„Geteiltes Leid ist halbes Leid“, so sagte meine Großmutter immer. Und irgendwie ist das immer noch richtig. Wenn es jemanden gibt, der sich aufrichtig mit meinen Sorgen und Leid beschäftigt, so bedeutet das, dass er den Versuch unternimmt, mich zu verstehen, nachzuvollziehen, was in mir vorgeht, was mich bewegt, welcher Anlass mich so traurig macht. Allein diese Anteilnahme bewirkt oft schon Wunder.
Mitempfinden, Anteilnahme setzt sich auch immer mit moralischen Bewertungen auseinander. Immer öfter lese ich in Zeitungen über Gaffer bei Unglücken, die die Retter behindern. Würden die Gaffer sich nur einen Moment in die Opfer hineinversetzten können, dann würden sie, vorausgesetzt sie sind überhaupt in der Lage Mitleid zu empfinden, schnell vom Gaffer zum Retter.
Warum opfern sich so viele Menschen ehrenhalber für die Opfer von Naturkatastrophen auf? Warum gibt es Menschen, die ihr eigenes Leben riskieren, um ein anderes zu retten?

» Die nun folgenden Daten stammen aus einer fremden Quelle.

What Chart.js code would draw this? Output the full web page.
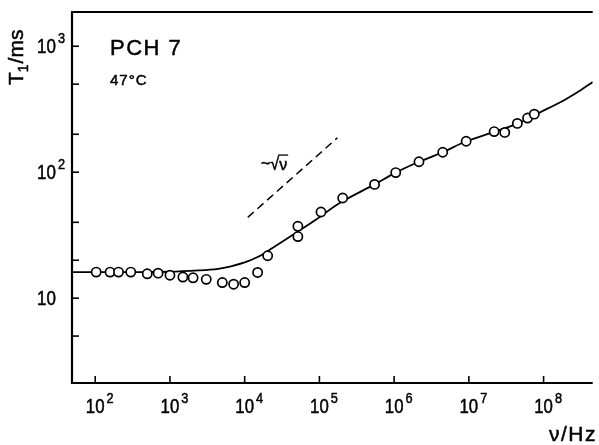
<!DOCTYPE html>
<html>
<head>
<meta charset="utf-8">
<script src="https://cdn.jsdelivr.net/npm/chart.js@4/dist/chart.umd.min.js"></script>
<style>html,body{margin:0;padding:0;background:#fff}canvas{display:block}</style>
</head>
<body>
<canvas id="c" width="599" height="445"></canvas>
<script>
// measured points: frequency (Hz) and T1 (ms)
const freqHz = [103, 158, 205, 299, 497, 694, 1000, 1490, 2040, 3060, 5020, 7110, 10000, 14900, 20300, 51500, 51500, 105000, 205000, 547000, 1050000, 2150000, 4470000, 9200000, 21800000, 30200000, 44500000, 61000000, 75000000];
const t1ms = [16.1, 16.1, 16.1, 16.1, 15.6, 15.8, 15.2, 14.7, 14.5, 14.1, 13.3, 12.9, 13.3, 16.0, 21.7, 37.2, 30.8, 48.3, 62.4, 80.0, 99.3, 121, 144, 176, 210, 207, 244, 269, 289];

// fitted curve
const fitHz = [49, 300, 1000, 2400, 4400, 6550, 10000, 14900, 22100, 50400, 92600, 187000, 547000, 1050000, 2150000, 4470000, 9200000, 22000000, 45000000, 75000000, 92000000, 170000000, 313000000, 454000000];
const fitMs = [16.1, 16.1, 16.2, 16.6, 17.1, 17.9, 19.2, 21.2, 24.4, 33.5, 42.5, 56.9, 80, 99.3, 121, 144, 176, 209, 244, 283, 301, 361, 448, 520];

// ~sqrt(nu) guide line
const guideHz = [11000, 174000];
const guideMs = [43.8, 187.5];

// axes
const xMin = 48.9, xMax = 4.54e8;
const yMin = 2.12, yMax = 1870;
const xTickValues = [1e2, 1e3, 1e4, 1e5, 1e6, 1e7, 1e8];
const xTickExps = ['2', '3', '4', '5', '6', '7', '8'];
const yTickValues = [5, 10, 20, 40, 100, 200, 500, 1000];
const yLabelValues = [10, 100, 1000];
const yLabelExps = ['', '2', '3'];

// texts
const yTitle = {main: 'T', sub: '1', rest: '/ms'};
const xTitle = 'ν/Hz';
const sampleName = 'PCH 7';
const sampleTemp = '47°C';
const guideLabel = {tilde: '~', root: '√', arg: 'ν'};
const guideLabelAt = {hz: 16500, ms: 104};

const toXY = (xs, ys) => xs.map((x, i) => ({x: x, y: ys[i]}));

const FONT = '"Liberation Sans", Arial, Helvetica, sans-serif';

function drawText(ctx, txt, x, y, size, sx, align, spacing) {
  ctx.save();
  ctx.font = size + 'px ' + FONT;
  if (spacing) ctx.letterSpacing = spacing + 'px';
  const w = ctx.measureText(txt).width * sx;
  let x0 = x;
  if (align === 'center') x0 = x - w / 2;
  else if (align === 'right') x0 = x - w;
  ctx.translate(x0, y);
  ctx.scale(sx, 1);
  ctx.textAlign = 'left';
  ctx.textBaseline = 'alphabetic';
  ctx.lineWidth = 0.5;
  ctx.strokeStyle = '#000';
  ctx.fillText(txt, 0, 0);
  ctx.strokeText(txt, 0, 0);
  ctx.restore();
  return w;
}

const framePlugin = {
  id: 'frame',
  afterDraw(chart) {
    const ctx = chart.ctx;
    const a = chart.chartArea;
    const xs = chart.scales.x, ys = chart.scales.y;
    ctx.save();
    ctx.strokeStyle = '#000';
    ctx.fillStyle = '#000';
    ctx.lineCap = 'butt';
    // axis lines
    ctx.lineWidth = 2.2;
    ctx.beginPath();
    ctx.moveTo(a.left, a.top);
    ctx.lineTo(a.left, a.bottom);
    ctx.lineTo(a.right, a.bottom);
    ctx.stroke();
    ctx.lineWidth = 2;
    ctx.beginPath();
    ctx.moveTo(a.left - 1, a.top);
    ctx.lineTo(a.right, a.top);
    ctx.stroke();
    // x ticks
    ctx.lineWidth = 1.6;
    xTickValues.forEach((v, i) => {
      const px = xs.getPixelForValue(v);
      ctx.beginPath();
      ctx.moveTo(px, a.bottom);
      ctx.lineTo(px, a.bottom - 7);
      ctx.stroke();
      const w = drawText(ctx, '10', px, a.bottom + 30, 21, 0.8, 'center');
      drawText(ctx, xTickExps[i], px + w / 2 + 2, a.bottom + 20, 15, 0.85, 'left');
    });
    // y ticks
    ctx.lineWidth = 1.6;
    yTickValues.forEach(v => {
      const py = ys.getPixelForValue(v);
      ctx.beginPath();
      ctx.moveTo(a.left, py);
      ctx.lineTo(a.left + 7, py);
      ctx.stroke();
    });
    yLabelValues.forEach((v, i) => {
      const py = ys.getPixelForValue(v);
      const w = drawText(ctx, '10', 37, py + 7, 20, 0.85, 'left');
      if (yLabelExps[i]) drawText(ctx, yLabelExps[i], 37 + w + 2, py - 3, 15, 0.85, 'left');
    });
    // y title (rotated)
    ctx.save();
    ctx.translate(23, 85);
    ctx.rotate(-Math.PI / 2);
    ctx.lineWidth = 0.5;
    ctx.font = '21px ' + FONT;
    ctx.textBaseline = 'alphabetic';
    ctx.fillText(yTitle.main, 0, 0);
    ctx.strokeText(yTitle.main, 0, 0);
    let off = ctx.measureText(yTitle.main).width;
    ctx.font = '14px ' + FONT;
    ctx.fillText(yTitle.sub, off, 5);
    ctx.strokeText(yTitle.sub, off, 5);
    off += ctx.measureText(yTitle.sub).width + 1;
    ctx.font = '21px ' + FONT;
    ctx.fillText(yTitle.rest, off, 0);
    ctx.strokeText(yTitle.rest, off, 0);
    ctx.restore();
    // x title
    drawText(ctx, xTitle, 597, 441, 21, 1, 'right', 1.5);
    // sample labels
    drawText(ctx, sampleName, 110, 55, 22, 1, 'left', 1.5);
    drawText(ctx, sampleTemp, 110, 85, 15, 1, 'left', 1);
    // guide label
    const gx = xs.getPixelForValue(guideLabelAt.hz);
    const gy = ys.getPixelForValue(guideLabelAt.ms);
    const w1 = drawText(ctx, guideLabel.tilde, gx, gy - 1, 16, 1, 'left');
    const w2 = drawText(ctx, guideLabel.root, gx + w1, gy, 18, 0.9, 'left');
    const w3 = drawText(ctx, guideLabel.arg, gx + w1 + w2, gy, 16, 1, 'left');
    ctx.lineWidth = 1.3;
    ctx.beginPath();
    ctx.moveTo(gx + w1 + w2 - 1, gy - 15);
    ctx.lineTo(gx + w1 + w2 + w3 + 1, gy - 15);
    ctx.stroke();
    ctx.restore();
  }
};

new Chart(document.getElementById('c'), {
  type: 'scatter',
  data: {
    datasets: [
      {
        data: toXY(freqHz, t1ms),
        showLine: false,
        pointStyle: 'circle',
        pointRadius: 4.6,
        pointBorderWidth: 1.7,
        borderColor: '#000',
        backgroundColor: '#fff',
        pointBackgroundColor: '#fff',
        pointBorderColor: '#000'
      },
      {
        data: toXY(fitHz, fitMs),
        showLine: true,
        borderColor: '#000',
        borderWidth: 1.8,
        pointRadius: 0,
        tension: 0.35,
        fill: false
      },
      {
        data: toXY(guideHz, guideMs),
        showLine: true,
        borderColor: '#000',
        borderWidth: 1.5,
        borderDash: [8, 5],
        pointRadius: 0,
        fill: false
      }
    ]
  },
  options: {
    responsive: false,
    devicePixelRatio: 1,
    animation: false,
    layout: {padding: {left: 72, right: 0, top: 12, bottom: 62}},
    plugins: {legend: {display: false}, tooltip: {enabled: false}},
    scales: {
      x: {type: 'logarithmic', min: xMin, max: xMax, display: false},
      y: {type: 'logarithmic', min: yMin, max: yMax, display: false}
    }
  },
  plugins: [framePlugin]
});
</script>
</body>
</html>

Martin Hoffmann, Empathie-Forscher an der New York University, vertritt die These, dass Empathie die Voraussetzung für Moral, Ethik und Altruismus ist. Nur, wer sich in einen anderen hineinversetzen kann, kann auch andere Menschen veranlassen moralischen Prinzipien zu folgen.
M. Hoffmann stellte fest, dass es noch weitere Aspekte des moralischen Urteilens und Handelns gibt. Ein Aspekt ist der empathische Zorn, das natürliche Verlangen nach Vergeltung. Er tritt dann auf, wenn wir uns verletzt fühlen, weil jemand anderes verletzt wurde. Zu theoretisch?

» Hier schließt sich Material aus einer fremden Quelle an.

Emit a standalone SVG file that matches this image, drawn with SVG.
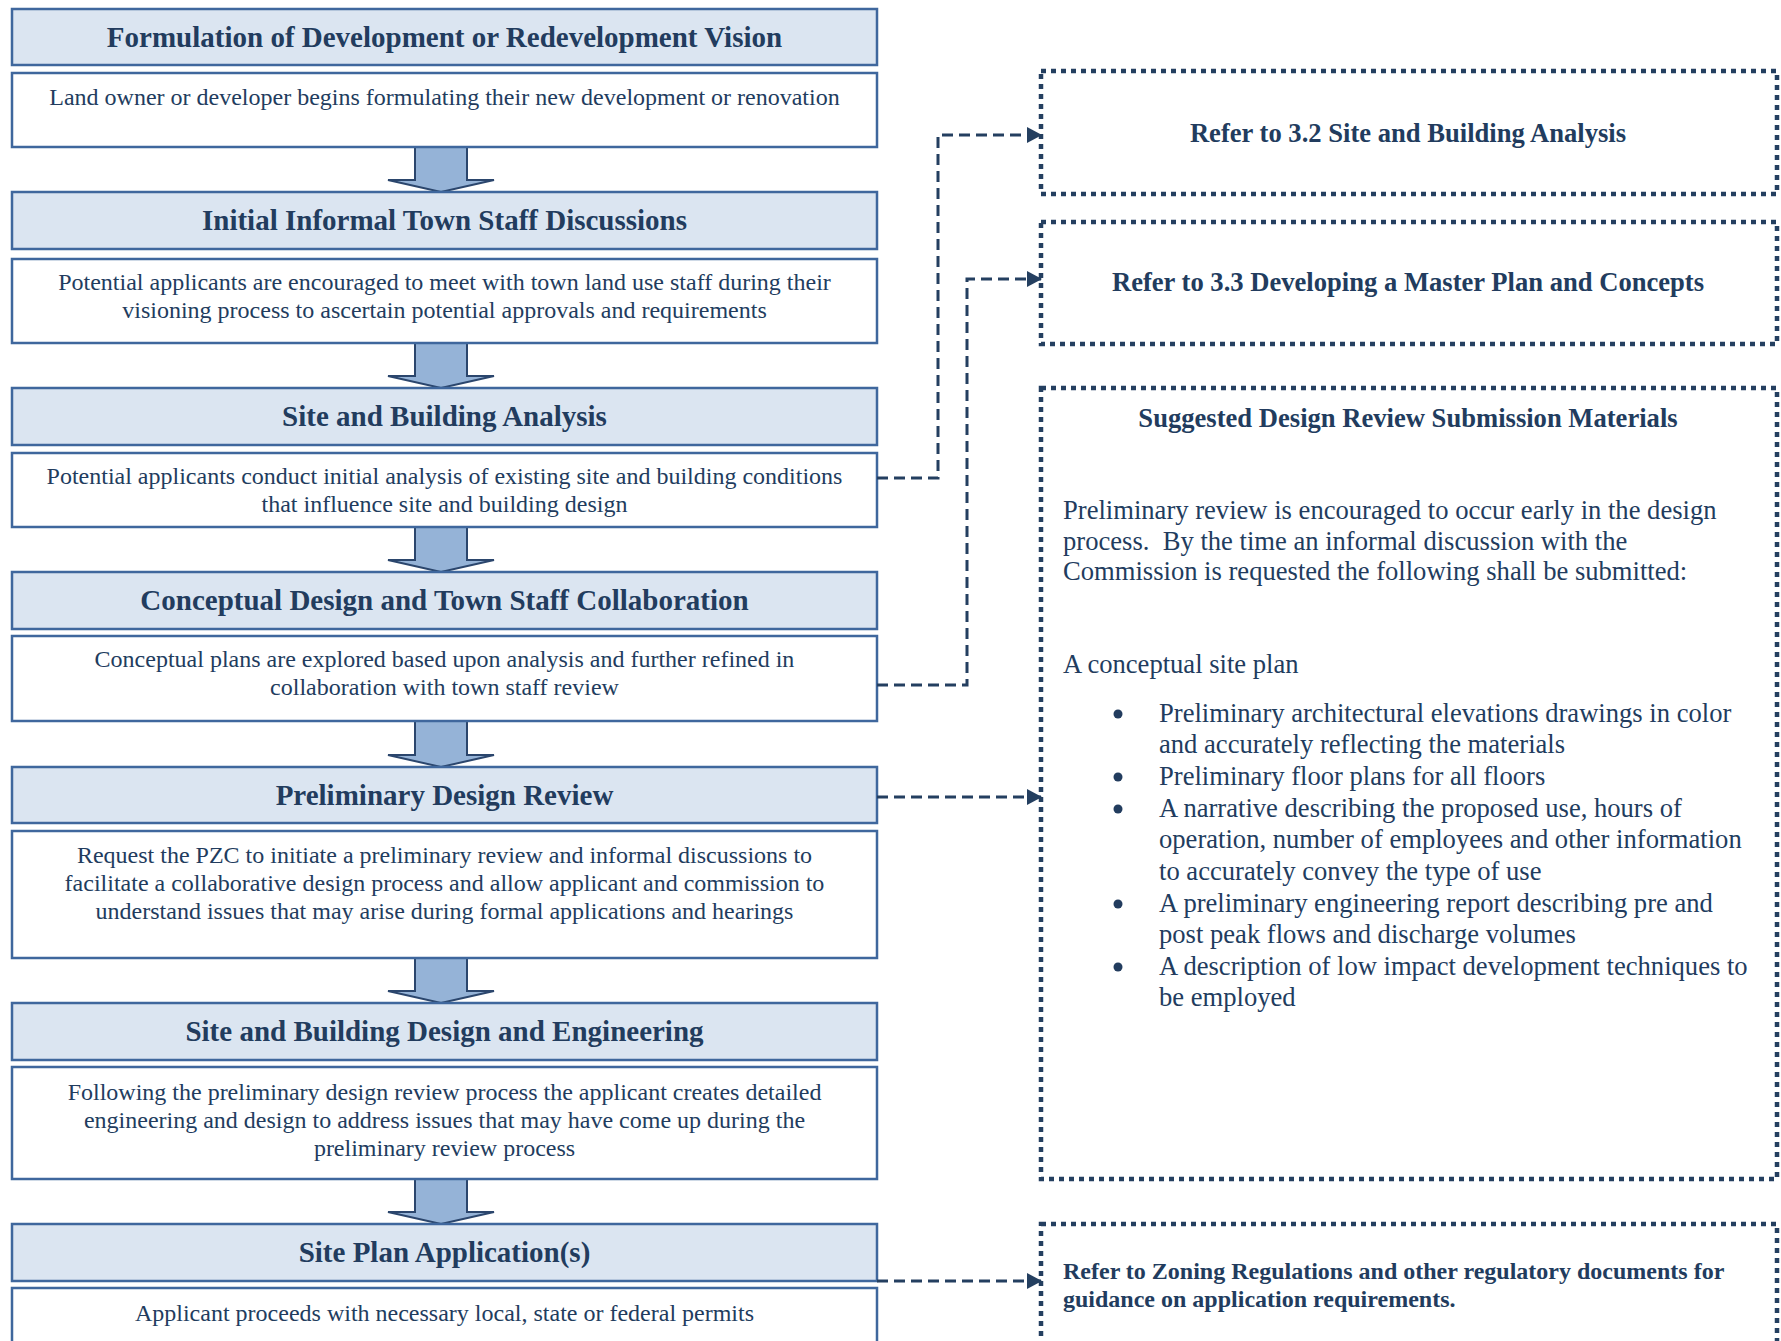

Stellen Sie sich vor, Sie sehen eine Gruppe von Kindern, die dem kleinsten unter ihnen die Mütze vom Kopf reißen und diese von einem zum anderen werfen. Der kleine Mann hat keine Chance gegen die viel größeren zu gewinnen. Er wehrt sich zunächst verbal und die anderen verhöhnen ihn noch zusätzlich, als Zwerg, Wicht, Behinderten. Irgendwann schlägt die Stimmung weiter in Aggression um, er wird geschubst und getreten. Sie sehen die Verzweiflung in den Augen des Jungen und sehen, dass er die Tränen nicht lange mehr unterdrücken kann. Nun steigt wahrscheinlich ein „empathischer“ Zorn in Ihnen auf. Sie gehen hin und machen dem Treiben ein Ende, geben dem schikanierten Jungen die Mütze zurück und sagen den anderen ein paar Worte zu ihrem unfairen Verhalten.

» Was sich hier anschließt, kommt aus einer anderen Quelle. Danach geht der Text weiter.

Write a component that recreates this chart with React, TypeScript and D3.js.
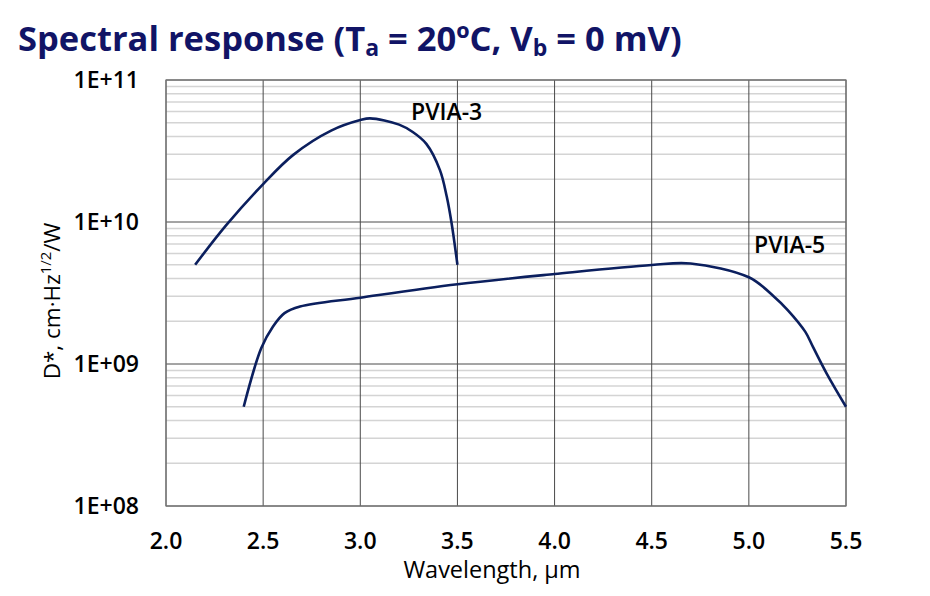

Ihre Empathie hat Sie also dazu bewogen zu Gunsten des Opfers einzugreifen.
Untersuchungen in den USA und Deutschland haben gezeigt, dass die Stärke der Empathie direkt proportional zur moralischen Verantwortung steht.
Als Beispiel diente hier die Verteilung von Mitteln.
Je weniger Empathie die Menschen empfanden, desto stärker befürworteten sie das Prinzip, dass Entlohnung sich nach der erbrachten Leistung richten sollte. Je stärker Empathie empfunden wurde, wurde die Verteilung von Mitteln nach Bedarf unterstützt.
Kommt mir irgendwie ganz aktuell und bekannt vor.
In meiner Jugend war ein Spruch im Umlauf: „Wer mit 16 kein Kommunist ist, hat kein Herz, wer es mit 60 immer noch ist, keinen Verstand.“
Gemäß den Forschungen haben Jugendliche das höchste Maß an Einfühlungsvermögen erreicht. Sie können sich nach den vorangegangenen Entwicklungsstufen in die Not ganzer Gruppen hineinversetzen, wie Arme, Obdachlose, Unterdrückte, Ausgestoßene, Flüchtlinge, etc. Dieses Verständnis in der Jugend kann moralisches Handeln stützen, das dem Bedürfnis entspringt, Unglück und Ungerechtigkeit zu lindern.
Nur, diese Moral muss auch von der Erwachsenenwelt vorgelebt und gefördert werden. Tun wir das im ausreichenden Maße in Ausbildungsstätten und in der Öffentlichkeit?